Era, en el Derecho Internacional clásico, el anuncio formal que un Estado hacía a otro de que iniciará operaciones bélicas contra él. Hoy esa formalidad ha caído en desuso por el compromiso que la comunidad internacional ha contraído con la causa de la paz. Las leyes de cada Estado, sin embargo, señalan la autoridad competente para declarar la guerra, que es la función legislativa en unos casos, la función ejecutiva en otros o la concurrencia de las dos funciones en otros. Esta es cuestión que pertenece al Derecho Constitucional y no al Derecho Internacional. De todas maneras, las normas internacionales clásicas no justificaban el comienzo de las hostilidades en tiempo de paz sin una previa declaración de guerra, notificada en forma clara al Estado afectado. La Convención III aprobada por la Conferencia de Paz de La Haya de 1907 estableció que “las partes contratantes reconocen que las hostilidades entre ellas no deben comenzar sin una advertencia previa e inequívoca, que adoptará la forma o de una declaración de guerra, que dé razones, o de un ultimátum con una declaración condicional de guerra”.

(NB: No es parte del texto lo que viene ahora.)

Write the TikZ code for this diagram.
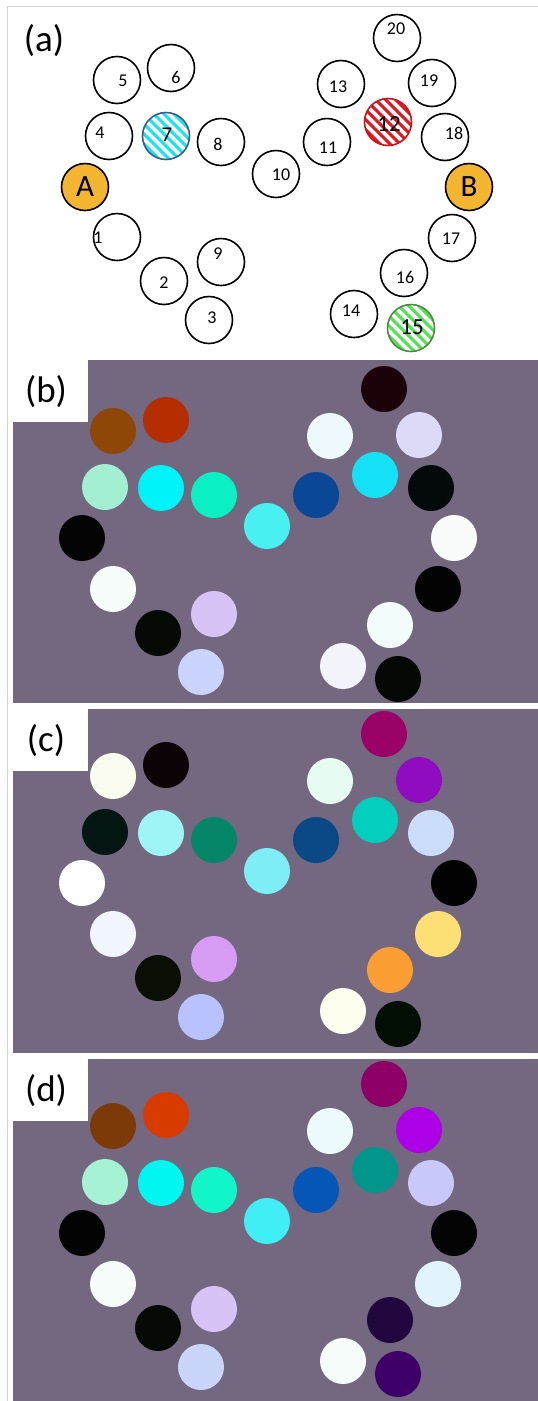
\documentclass[tikz,border=0pt]{standalone}
\usepackage{fontspec}
\setmainfont{Carlito}
\definecolor{panelbg}{HTML}{736880}
\definecolor{gold}{HTML}{F4B631}
\definecolor{framegray}{HTML}{D4D4D4}
\definecolor{hatchcyan}{HTML}{10E8F0}
\definecolor{hatchred}{HTML}{E8141C}
\definecolor{hatchgreen}{HTML}{4CE44C}
\definecolor{rimblue}{HTML}{3C5A8C}
\definecolor{rimred}{HTML}{D01018}
\definecolor{rimgreen}{HTML}{4C8C40}
\tikzset{
    ring/.style={circle, draw=black, line width=1.6pt, minimum size=47pt, inner sep=0pt},
    site/.style={ring, fill=gold, font=\fontsize{31}{31}\selectfont},
    num/.style={font=\fontsize{18}{18}\selectfont, inner sep=0pt},
    bignum/.style={font=\fontsize{23}{23}\selectfont, inner sep=0pt},
    dot/.style={circle, minimum size=46pt, inner sep=0pt},
    tag/.style={font=\fontsize{37}{37}\selectfont, inner sep=0pt},
    stripe/.style={line width=3pt}
}
\begin{document}
\begin{tikzpicture}[x=1pt, y=-1pt]
    \useasboundingbox (0,0) rectangle (538,1401);
    \draw[framegray, line width=1pt] (7,1401) -- (7,6) -- (538,6);
    % (a) striped sites
    \foreach \p/\c in {{166,136}/hatchcyan, {388,122}/hatchred, {411,328}/hatchgreen} {
        \begin{scope}[shift={(\p)}]
            \clip (0,0) circle (23.5);
            \foreach \k in {-6,...,6}
                \draw[stripe, \c] (\k*10-30,-30) -- (\k*10+30,30);
        \end{scope}
    }
    \begin{scope}
        \tikzstyle{every node}=[ring]
        \node (n1) at (117,237) {};
        \node (n2) at (164,281) {};
        \node (n3) at (209,320) {};
        \node (n4) at (109,136) {};
        \node (n5) at (117,80) {};
        \node (n6) at (171,68) {};
        \node[draw=rimblue] (n7) at (166,136) {};
        \node (n8) at (221,142) {};
        \node (n9) at (221,262) {};
        \node (n10) at (276,174) {};
        \node (n11) at (327,142) {};
        \node[draw=rimred] (n12) at (388,122) {};
        \node (n13) at (341,84) {};
        \node (n14) at (354,314) {};
        \node[draw=rimgreen] (n15) at (411,328) {};
        \node (n16) at (404,273) {};
        \node (n17) at (452,238) {};
        \node (n18) at (445,137) {};
        \node (n19) at (432,83) {};
        \node (n20) at (397,38) {};
        \node[site] (nA) at (85,187) {A};
        \node[site] (nB) at (469,187) {B};
    \end{scope}
    \begin{scope}
        \tikzstyle{every node}=[num]
        \node (t1) at (98,238) {1};
        \node (t2) at (164,283) {2};
        \node (t3) at (212,318) {3};
        \node (t4) at (100,133) {4};
        \node (t5) at (123,81) {5};
        \node (t6) at (176,77) {6};
        \node[font=\fontsize{21}{21}\selectfont] (t7) at (167,135) {7};
        \node (t8) at (218,144) {8};
        \node (t9) at (218,254) {9};
        \node (t10) at (281,175) {10};
        \node (t11) at (328,148) {11};
        \node[bignum] (t12) at (389,124) {12};
        \node (t13) at (338,87) {13};
        \node (t14) at (351,311) {14};
        \node[bignum] (t15) at (412,327) {15};
        \node (t16) at (405,277) {16};
        \node (t17) at (451,239) {17};
        \node (t18) at (454,133) {18};
        \node (t19) at (429,81) {19};
        \node (t20) at (396,29) {20};
    \end{scope}
    \node[tag] (la) at (44,41) {(a)};
    % (b)-(d) panels
    \foreach \top/\bot/\l in {360/703/b, 709/1053/c, 1059/1401/d} {
        \fill[panelbg] (13,\top) rectangle (538,\bot);
        \fill[white] (13,\top) rectangle (88,\top+62);
        \node[tag] (l\l) at (46,\top+32) {(\l)};
    }
    \foreach \n/\x/\y in {1/113/589, 2/158/633, 3/201/672, 4/105/487, 5/113/431,
        6/166/420, 7/161/488, 8/214/495, 9/214/614, 10/267/526, 11/316/495,
        12/375/475, 13/330/436, 14/343/666, 15/398/679, 16/390/625, 17/438/589,
        18/431/488, 19/419/435, 20/384/389, A/82/538, B/454/538}
        \coordinate (p\n) at (\x,\y);
    \foreach \n/\h in {1/F6FDFB, 2/050A05, 3/C9D3FB, 4/A3EFD2, 5/8F4708, 6/B42E02,
        7/00F3F8, 8/0AF0C2, 9/D8C3F6, 10/48F0F2, 11/0A4796, 12/14E0F6, 13/EDF9FC,
        14/F2F3FB, 15/060806, 16/F2FCFD, 17/030304, 18/04090C, 19/DDDAF8,
        20/1A0208, A/040404, B/FAFCFC} {
        \definecolor{dotfill}{HTML}{\h}
        \node[dot, fill=dotfill] (b\n) at (p\n) {};
    }
    \foreach \n/\h in {1/F1F5FD, 2/0B0E05, 3/B8C2FC, 4/041612, 5/FBFCF0, 6/0C0306,
        7/9FF5F6, 8/058668, 9/D79DF5, 10/7DEEF5, 11/0A4886, 12/02CFBE, 13/E6FBF2,
        14/FEFDEE, 15/030E05, 16/FB9F35, 17/FCDF75, 18/CCDDFB, 19/900CC0,
        20/9A0268, A/FEFEFE, B/020202} {
        \definecolor{dotfill}{HTML}{\h}
        \node[dot, fill=dotfill] (c\n) at ([yshift=-345pt]p\n) {};
    }
    \foreach \n/\h in {1/F6FDFB, 2/050A05, 3/C9D6FA, 4/A6F2D5, 5/7C3A08, 6/D83B00,
        7/00F7F0, 8/10F6C8, 9/D8C3F6, 10/40EEF6, 11/0656B8, 12/00968C, 13/EEFBFC,
        14/F6FDFB, 15/3E0068, 16/22073E, 17/E1F4FD, 18/C8C8FA, 19/AE00E6,
        20/8E0066, A/030303, B/040404} {
        \definecolor{dotfill}{HTML}{\h}
        \node[dot, fill=dotfill] (d\n) at ([yshift=-695pt]p\n) {};
    }
\end{tikzpicture}
\end{document}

La declaración de guerra encuentra en la costumbre de algunos pueblos de la Antigüedad sus antecedentes más remotos. Los griegos y romanos anunciaban el comienzo de las hostilidades mediante algo que se parecía mucho a las modernas declaraciones de guerra. Se consideraba como un bandidaje el ataque sorpresivo. Los romanos solían acudir a una reclamación previa —la rerum repetitio—, que no era ciertamente un dechado de justicia, y si ella era rehusada declaraban formalmente la guerra. Durante la Edad Media se implantó la práctica de enviar heraldos que anunciaban solemnemente, en nombre de sus señores, la declaración de guerra. En las épocas posteriores este aviso se lo hacía diplomáticamente. El jurista holandés Hugo Grocio recogió en el siglo XVII esta inveterada costumbre y la convirtió en una regla de Derecho Internacional, en virtud de la cual ningún Estado debe iniciar hostilidades bélicas contra otro sin una previa declaración de guerra. Esta, a su vez, sólo era procedente cuando se habían agotado los esfuerzos por una solución pacífica. Sin embargo, los Estados no siempre se sometieron a esta norma, por lo que la mayor parte de las guerras, desde los tiempos de Grocio a nuestros días, se hizo sin aviso previo.
A esta inobservancia de las normas no fue ajeno el hecho de que en las conferencias de paz de La Haya en 1899 y 1907, al establecer que antes de recurrir a las armas debían los Estados acudir a los buenos oficios o a la mediación de Estados amigos “en tanto que lo permitan las circunstancias”. Esta proposición morigeró tanto la estrictez de estas normas que contribuyó a su desacato. Se había creado una coartada. A partir de ese momento nunca las circunstancias “permitieron” a los Estados expansionistas acudir a los métodos pacíficos de solución de las controversias internacionales y optaron ellos por los ataques sorpresivos, como hizo el Japón contra la flota rusa Rusia en Port Arthur en 1904, la Italia fascista contra Abisinia en 1935, el Japón contra China en 1937, Alemania contra Polonia en 1939 y el mismo Japón contra Estados Unidos en 1941 con el bombardeo de Pearl Harbor.
Las declaraciones de guerra no tienen “fórmulas sacramentales”. Basta con que sean claras e inequívocas. Generalmente toman la forma de notas diplomáticas redactadas en términos corteses pero enérgicos. Así fueron las que se formularon al comienzo de la Primera Guerra Mundial, entre ellas la que presentó el imperio Austro-húngaro a Serbia el 28 de julio de 1914, a raíz del asesinato del archiduque Francisco Fernando en Sarajevo (que fue el hecho detonante de la conflagración mundial); o la que entregó en nombre de su gobierno el embajador alemán en San Petersburgo al ministro ruso de asuntos exteriores el 2 de agosto de 1914; o la que el 3 de agosto de 1914 depositó el embajador alemán en el ministerio francés de asuntos exteriores en París; o la que aprobó contra Alemania el Congreso Federal de Estados Unidos el 6 de abril de 1917.